» Data lines:

┏━━

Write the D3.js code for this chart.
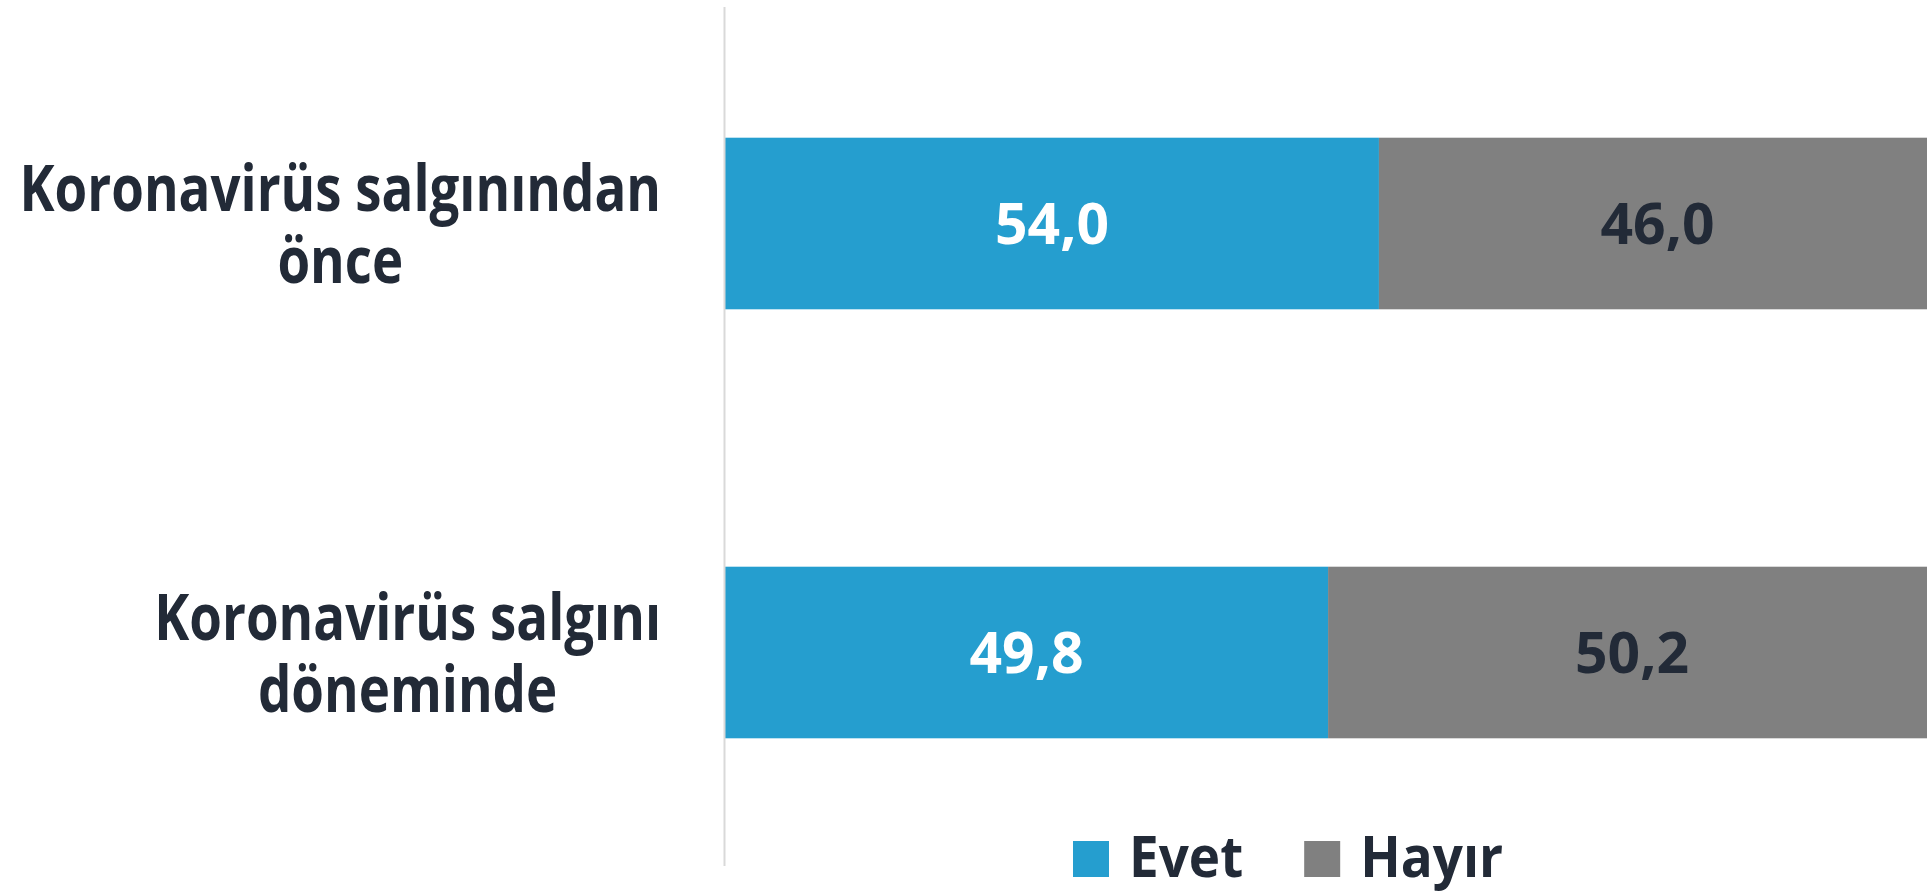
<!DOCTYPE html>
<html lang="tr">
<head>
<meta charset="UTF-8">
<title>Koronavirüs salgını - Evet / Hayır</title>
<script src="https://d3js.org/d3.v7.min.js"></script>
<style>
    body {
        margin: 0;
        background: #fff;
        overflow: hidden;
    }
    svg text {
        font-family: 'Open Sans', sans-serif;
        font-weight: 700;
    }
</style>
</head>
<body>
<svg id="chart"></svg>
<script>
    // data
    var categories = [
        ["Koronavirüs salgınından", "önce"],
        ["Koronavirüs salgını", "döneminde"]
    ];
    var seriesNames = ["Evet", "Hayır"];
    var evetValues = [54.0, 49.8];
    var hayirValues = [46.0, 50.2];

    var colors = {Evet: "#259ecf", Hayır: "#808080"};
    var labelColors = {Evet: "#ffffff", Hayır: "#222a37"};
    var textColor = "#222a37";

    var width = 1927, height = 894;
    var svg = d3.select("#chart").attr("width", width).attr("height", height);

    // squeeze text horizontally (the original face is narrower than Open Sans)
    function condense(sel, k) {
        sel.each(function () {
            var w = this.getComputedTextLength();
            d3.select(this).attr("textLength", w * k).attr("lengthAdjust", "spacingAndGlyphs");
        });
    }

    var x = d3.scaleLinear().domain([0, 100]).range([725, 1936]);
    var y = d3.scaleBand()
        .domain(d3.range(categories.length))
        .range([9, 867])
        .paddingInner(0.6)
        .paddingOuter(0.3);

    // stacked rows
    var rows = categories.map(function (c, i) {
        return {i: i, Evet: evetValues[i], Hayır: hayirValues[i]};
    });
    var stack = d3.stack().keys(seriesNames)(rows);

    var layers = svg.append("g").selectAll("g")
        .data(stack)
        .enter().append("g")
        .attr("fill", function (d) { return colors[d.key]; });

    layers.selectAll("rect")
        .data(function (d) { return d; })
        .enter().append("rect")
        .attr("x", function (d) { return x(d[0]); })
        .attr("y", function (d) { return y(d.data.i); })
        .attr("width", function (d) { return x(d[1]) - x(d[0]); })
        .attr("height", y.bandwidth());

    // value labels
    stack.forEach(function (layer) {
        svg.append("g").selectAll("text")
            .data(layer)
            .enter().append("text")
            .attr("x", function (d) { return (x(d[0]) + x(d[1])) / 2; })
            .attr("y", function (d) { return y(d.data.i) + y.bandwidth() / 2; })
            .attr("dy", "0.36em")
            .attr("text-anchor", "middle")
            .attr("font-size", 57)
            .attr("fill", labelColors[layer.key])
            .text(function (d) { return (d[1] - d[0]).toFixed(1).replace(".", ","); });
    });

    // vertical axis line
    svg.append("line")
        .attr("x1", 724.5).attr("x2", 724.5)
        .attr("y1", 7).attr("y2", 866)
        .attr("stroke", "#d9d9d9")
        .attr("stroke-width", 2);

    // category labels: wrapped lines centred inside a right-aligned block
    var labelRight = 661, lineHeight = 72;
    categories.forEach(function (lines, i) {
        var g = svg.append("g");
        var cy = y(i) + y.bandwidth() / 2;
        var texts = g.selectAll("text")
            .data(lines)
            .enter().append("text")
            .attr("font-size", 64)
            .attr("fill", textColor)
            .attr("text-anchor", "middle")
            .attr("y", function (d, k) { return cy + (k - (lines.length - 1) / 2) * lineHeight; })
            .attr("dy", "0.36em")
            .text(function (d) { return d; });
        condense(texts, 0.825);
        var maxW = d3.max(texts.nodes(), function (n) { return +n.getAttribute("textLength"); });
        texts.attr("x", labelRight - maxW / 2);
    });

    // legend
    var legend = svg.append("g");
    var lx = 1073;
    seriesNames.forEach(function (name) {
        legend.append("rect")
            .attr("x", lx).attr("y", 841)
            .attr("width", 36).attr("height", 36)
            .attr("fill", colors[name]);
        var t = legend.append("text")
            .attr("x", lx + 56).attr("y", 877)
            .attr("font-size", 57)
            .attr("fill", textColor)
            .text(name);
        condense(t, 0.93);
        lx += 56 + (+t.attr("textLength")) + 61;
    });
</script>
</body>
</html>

┗━━

» Set exercise: Every line of the data should be copied as it stands, without the images.

» The solution:
Write the D3.js code for this chart.
<!DOCTYPE html>
<html lang="tr">
<head>
<meta charset="UTF-8">
<title>Koronavirüs salgını - Evet / Hayır</title>
<script src="https://d3js.org/d3.v7.min.js"></script>
<style>
    body {
        margin: 0;
        background: #fff;
        overflow: hidden;
    }
    svg text {
        font-family: 'Open Sans', sans-serif;
        font-weight: 700;
    }
</style>
</head>
<body>
<svg id="chart"></svg>
<script>
    // data
    var categories = [
        ["Koronavirüs salgınından", "önce"],
        ["Koronavirüs salgını", "döneminde"]
    ];
    var seriesNames = ["Evet", "Hayır"];
    var evetValues = [54.0, 49.8];
    var hayirValues = [46.0, 50.2];

    var colors = {Evet: "#259ecf", Hayır: "#808080"};
    var labelColors = {Evet: "#ffffff", Hayır: "#222a37"};
    var textColor = "#222a37";

    var width = 1927, height = 894;
    var svg = d3.select("#chart").attr("width", width).attr("height", height);

    // squeeze text horizontally (the original face is narrower than Open Sans)
    function condense(sel, k) {
        sel.each(function () {
            var w = this.getComputedTextLength();
            d3.select(this).attr("textLength", w * k).attr("lengthAdjust", "spacingAndGlyphs");
        });
    }

    var x = d3.scaleLinear().domain([0, 100]).range([725, 1936]);
    var y = d3.scaleBand()
        .domain(d3.range(categories.length))
        .range([9, 867])
        .paddingInner(0.6)
        .paddingOuter(0.3);

    // stacked rows
    var rows = categories.map(function (c, i) {
        return {i: i, Evet: evetValues[i], Hayır: hayirValues[i]};
    });
    var stack = d3.stack().keys(seriesNames)(rows);

    var layers = svg.append("g").selectAll("g")
        .data(stack)
        .enter().append("g")
        .attr("fill", function (d) { return colors[d.key]; });

    layers.selectAll("rect")
        .data(function (d) { return d; })
        .enter().append("rect")
        .attr("x", function (d) { return x(d[0]); })
        .attr("y", function (d) { return y(d.data.i); })
        .attr("width", function (d) { return x(d[1]) - x(d[0]); })
        .attr("height", y.bandwidth());

    // value labels
    stack.forEach(function (layer) {
        svg.append("g").selectAll("text")
            .data(layer)
            .enter().append("text")
            .attr("x", function (d) { return (x(d[0]) + x(d[1])) / 2; })
            .attr("y", function (d) { return y(d.data.i) + y.bandwidth() / 2; })
            .attr("dy", "0.36em")
            .attr("text-anchor", "middle")
            .attr("font-size", 57)
            .attr("fill", labelColors[layer.key])
            .text(function (d) { return (d[1] - d[0]).toFixed(1).replace(".", ","); });
    });

    // vertical axis line
    svg.append("line")
        .attr("x1", 724.5).attr("x2", 724.5)
        .attr("y1", 7).attr("y2", 866)
        .attr("stroke", "#d9d9d9")
        .attr("stroke-width", 2);

    // category labels: wrapped lines centred inside a right-aligned block
    var labelRight = 661, lineHeight = 72;
    categories.forEach(function (lines, i) {
        var g = svg.append("g");
        var cy = y(i) + y.bandwidth() / 2;
        var texts = g.selectAll("text")
            .data(lines)
            .enter().append("text")
            .attr("font-size", 64)
            .attr("fill", textColor)
            .attr("text-anchor", "middle")
            .attr("y", function (d, k) { return cy + (k - (lines.length - 1) / 2) * lineHeight; })
            .attr("dy", "0.36em")
            .text(function (d) { return d; });
        condense(texts, 0.825);
        var maxW = d3.max(texts.nodes(), function (n) { return +n.getAttribute("textLength"); });
        texts.attr("x", labelRight - maxW / 2);
    });

    // legend
    var legend = svg.append("g");
    var lx = 1073;
    seriesNames.forEach(function (name) {
        legend.append("rect")
            .attr("x", lx).attr("y", 841)
            .attr("width", 36).attr("height", 36)
            .attr("fill", colors[name]);
        var t = legend.append("text")
            .attr("x", lx + 56).attr("y", 877)
            .attr("font-size", 57)
            .attr("fill", textColor)
            .text(name);
        condense(t, 0.93);
        lx += 56 + (+t.attr("textLength")) + 61;
    });
</script>
</body>
</html>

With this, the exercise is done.